The daily issues garment workers face in clothing factories
The differences in treatment between men and women in garment factories are large, according to Rukmini. ‘About 85 percent of factory workers in garment factories are women, but the management is mainly made up of men. Female garment workers experience enormous levels of harassment and abuse in the factories, including bullying, sexual and verbal harassment, and threats. Many women use factory-organized transport, but the drivers are often drunk and harass the women. There is also discrimination between factory workers in different positions: for example, the crèche is only accessible to children of tailors and not to those of other garment workers. A large part of the female employees feels uncomfortable but do not dare to speak out.’
In addition to the poor working conditions in garment factories, wages are deplorable. ‘Minimum wages are very low. Every garment worker from the age of twenty earns the same wage. This wage always remains the same and has not increased in the past nine years even though the production targets have multiplied.’
Garment Labour Union: no progress for labour unions in factories
It is difficult for garment workers to join a union. That was already the case when GLU was founded, but in 2022 it is still a major problem. ‘It was just as difficult then and now for workers to join a union. Factory workers do not know what a union is. In addition, women have a lot on their plate at home and no time to come to union meetings. Management is always aware when someone in their factory is unionized, with negative consequences. Not one factory is happy with union members.’
The responsibilities of international clothing companies
The Government of India and international garment companies are both responsible for the situation of garment workers. ‘It is important for international brands to source from factories where there are trade unions present. No union? That should mean that a brand does not buy from that factory. The international clothing companies have the power to do this: they just choose not to. Companies can choose to buy products from factories where unions are already present, but they do not do that either.’
“Brands need to take more responsibility for the situation of workers in the factories they buy from. They make the maximum profit and are constantly looking for cheap labour. They spend a lot of money on audits and also write in their reports and annual reports about union freedom and how they encourage it. But nothing happens in the factories. That is why companies must have discussions with trade unions.
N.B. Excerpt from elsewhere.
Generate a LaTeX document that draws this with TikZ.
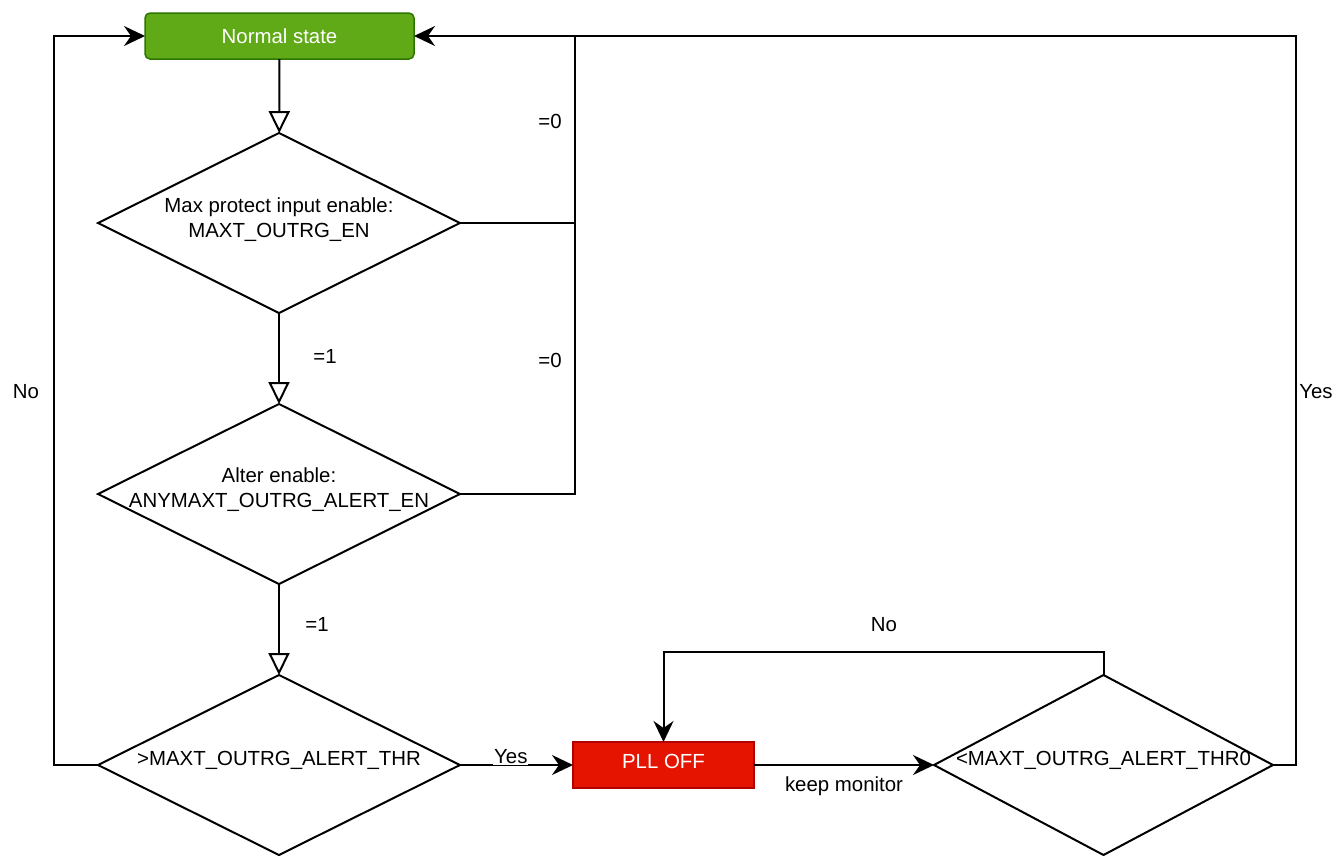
\documentclass[tikz,border=0pt]{standalone}
\usepackage{fontspec}
\setmainfont{Liberation Sans}
\usetikzlibrary{shapes.geometric,arrows.meta}
\definecolor{gfill}{HTML}{60A917}
\definecolor{gline}{HTML}{2D7600}
\definecolor{rfill}{HTML}{E51400}
\definecolor{rline}{HTML}{B20000}
\tikzset{
  dec/.style={shape=diamond, draw, line width=2pt, minimum width=362pt, minimum height=180pt, inner sep=0pt, outer sep=0pt, aspect=2},
  box/.style={draw, line width=1.5pt, inner sep=0pt, outer sep=0pt, text=white},
  line/.style={line width=2pt},
  open/.style={line width=2pt, -{Triangle[open, length=22pt, width=21pt, fill=white]}},
  solid arrow/.style={line width=2pt, -{Stealth[length=21pt, width=20pt, inset=7pt]}},
  lbl/.style={inner sep=1pt, fill=white},
}
\begin{document}
\begin{tikzpicture}[x=1pt, y=-1pt, font=\fontsize{20.4}{25}\selectfont]
\useasboundingbox (0,0) rectangle (1342,855);
\node[box, fill=gfill, draw=gline, rounded corners=5pt, minimum width=269pt, minimum height=46pt] (ns) at (279.5,36) {Normal state};
\node[dec, label={[align=center, yshift=3pt]center:Max protect input enable:\\MAXT\_OUTRG\_EN}] (d1) at (279,223) {};
\node[dec, label={[align=center, yshift=4pt]center:Alter enable:\\ANYMAXT\_OUTRG\_ALERT\_EN}] (d2) at (279,494) {};
\node[dec, label={[yshift=5pt]center:>MAXT\_OUTRG\_ALERT\_THR}] (d3) at (279,765) {};
\node[box, fill=rfill, draw=rline, minimum width=181pt, minimum height=46pt] (pll) at (663.5,765) {\raisebox{7pt}{PLL OFF}};
\node[dec, minimum width=339pt, label={[yshift=5pt]center:<MAXT\_OUTRG\_ALERT\_THR0}] (d4) at (1103.5,765) {};
\coordinate (jA) at (575,36);
\coordinate (jB) at (575,223);
% main chain
\draw[open] (ns) -- (d1);
\draw[open] (d1) -- node[lbl, pos=0.48, xshift=46pt]{=1} (d2);
\draw[open] (d2) -- node[lbl, pos=0.45, xshift=38pt]{=1} (d3);
% =0 returns
\draw[solid arrow] (d1.east) -- (jB) -- (jA) -- (ns.east);
\node[lbl] (z0a) at (550,121) {=0};
\draw[line] (d2.east) -| (jB);
\node[lbl] (z0b) at (550,360) {=0};
% No from d3
\draw[solid arrow] (d3.west) -- ++(-44,0) |- (ns.west);
\node[lbl] (no1) at (26,392) {No};
% Yes to PLL
\draw[solid arrow] (d3.east) -- node[lbl, above=-1pt, pos=0.45]{Yes} (pll.west);
% keep monitor
\draw[solid arrow] (pll.east) -- node[lbl, below=10pt]{keep monitor} (d4.west);
% No loop
\draw[solid arrow] (d4.north) -- ++(0,-23) -| (pll.north);
\node[lbl] (no2) at (884,625) {No};
% Yes back to normal
\draw[line] (d4.east) -- ++(23,0) |- (jA);
\node[lbl] (yes2) at (1316,392) {Yes};
\end{tikzpicture}
\end{document}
That dialogue does not take place now, and there is no stipulation that this must be done. Brands claim they do not have the mandate to talk to unions, but that is not true.’
Reputation more important than the situation of garment workers
Rukmini talks about how companies deal with ‘scandals’ and problems in production countries: ‘We call what is happening now ‘putting out fires’. Most problems in factories in production countries have no impact on a brand in the consumer country. Only when the risk of reputational damage is great, and the proverbial smoke from the fire thus blows over from the production country to the consumer country, do brands take action, says Rukmini. ‘They know exactly what minimum effort is needed to uphold their reputation and name. At the bottom of the line, they do not seem to care how the workers are doing, whether they have work at all, and whether they have a family to support.’
‘It is important that factory workers are paid a living wage and not a minimum wage. With a living wage, workers can better provide for their livelihood and save some for retirement or emergencies. That is impossible with a minimum wage.
The responsibilities of governments and consumers
Rukmini believes that governments should also take responsibility. “Governments are also important actors in improving the situation of workers in factories. Governments in consumer and production countries must implement and comply with labour rights laws. There is already a lot of regulation on paper, but little is done in practice. When violations happen, there must be strict sanctions with high fines.’
‘We often see that companies use an escape strategy. They move easily between the different production countries in their search for the cheapest wages. Stricter rules need to be put in place to prevent this. Brands must do everything they can to improve the lives of workers in their supply chains.’
‘Consumers are also very important,’ says Rukmini. ‘They should ask brands about where their clothes come from, whether the people who make their clothes do so under decent working and living conditions, and whether they are paid enough. Consumers need to raise their bar and think about the harmful effects of fast fashion on the lives of workers in production countries.’
The responsibilities of partners and ngo’s towards
Collaborate in solidarity
When we ask Rukmini about the role of an organization like Arisa and other ngo’s in improving working conditions in production countries, she emphasizes the importance of good cooperation: ‘You are present in the consumer countries, and you are close to the brands. If we, in India, try to tackle these problems alone, nothing will happen. Partners must work together in solidarity to address and tackle the problems. Partner organisations in the Netherlands and Europe can help create awareness among consumers, put pressure on governments, and on companies to ensure ethical practices and transparency in their production chains.’
About Rukmini and the Garment Labour Union (GLU)
From garment worker to founder and president of the Garment Labour Union
Rukmini started work as a garment worker in 1991. Four years later, a free trade agreement opened the Indian market to export. ‘After this, the industry changed,’ Rukmini says. “The targets for the number of pieces of clothing to be produced skyrocketed – from about 20-25 pieces per hour to 100-120 pieces per hour. From this moment on, the harassment and abuse in factories also worsened. I thought that, because the factory gave us a job, they could treat their employees this way. That changed when, one day, someone handed us a pamphlet about ‘workers’ rights’. I never went to school and could not read, so I had someone else translate the pamphlet for me. That is how I learned that there was something like ‘rights’ that I knew nothing about as a garment worker. The pamphlet was an invitation to a training. During that training, I first heard the word union’. I learned more about workers’ rights and trade unions. In 2006, the first trade union for garment workers was established’.
‘From the moment I joined the union, I was increasingly harassed and verbally abused in the factory. After several months of many problems, the factory suspended me. From then on, I worked outside the factories to unite factory workers in the garment industry. However, the union I was a member of was led by a man who instigated a lot of violence against the women in the union. Together with four other women from this union, we eventually set up our own union in 2012. We had no financial means, but we pawned our jewellery to complete the necessary paperwork and have start-up capital. We decided on the day of the union’s founding that it would always be led by a woman, and the executive committee would exist of only women. This was the beginning of the Garment Labor Union, the only women-led union in India.’